I got my first Betta. My mother bought him for me as a present. He's adorable. I named him Finn. He sits on my desk and watches me work. 



















His color reminds me of a peacock


Sent from Petguide.com Free App


----------



## TheJakeM (May 11, 2013)

Nice betta


Sent from Petguide.com Free App


----------



## Guest (Apr 26, 2014)

Very nice betta


----------



## BettaGuy (May 6, 2012)

looks like a happy healthy betta. I see a filter intake in one of the pictures, very nice. A lot of people just put them in tiny unheated unfiltered bowls


----------



## ksd (Apr 25, 2014)

Well I must confess his bowl isn't heated which I didn't even realize was necessary. Guess I need to read up on them. My mom has about 6 of them in various type tanks/bowls and she gave him to me as a present. She said they are very easy keepers and don't need much. He's a funny little fish as he watches me work and gets very excited when he sees me grab his container of food. 
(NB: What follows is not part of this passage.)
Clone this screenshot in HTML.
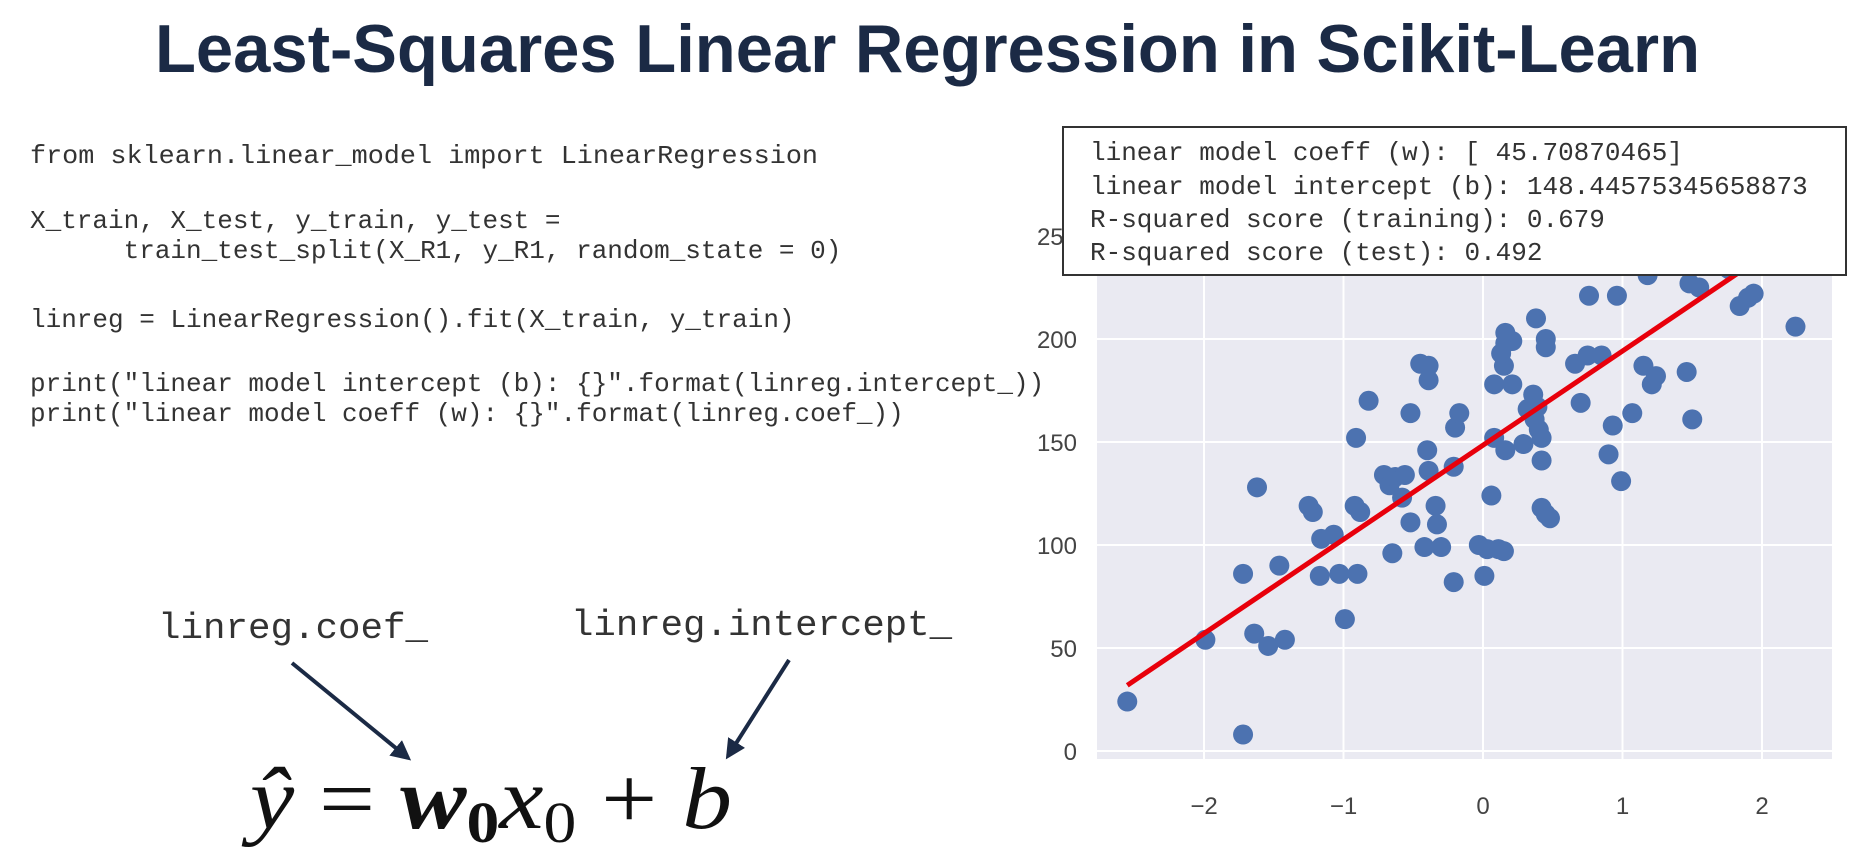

Sent from Petguide.com Free App


----------



## BettaGuy (May 6, 2012)

They don't need a heater if you live in a very warm environment, but normal room temperature (18C-20C) is too cold. They need a water temp of around 25C/80f


----------



## ksd (Apr 25, 2014)

I think I might move my Betta on my office desk to a 5gal tank I got. He's in a 1gal I was given when I got him and he's done fine in it but I'm curious if he'd like more room. I got a 1.5gal tank for another room and really like it. A new Betta lives in that one. He seems to like it as well. I guess anything is better than the little cups the store gets them in. I'm curious if the 5gal is a pain to clean. I do full water changes in the 1gal tanks. 


Sent from Petguide.com Free App


----------



## TheJakeM (May 11, 2013)

A 5 gal is much better for him and isn't that hard to clean.


Sent from Petguide.com Free App


----------



## Guest (Jun 27, 2014)

5 gallons is actually easier to clean than the smaller tanks.


----------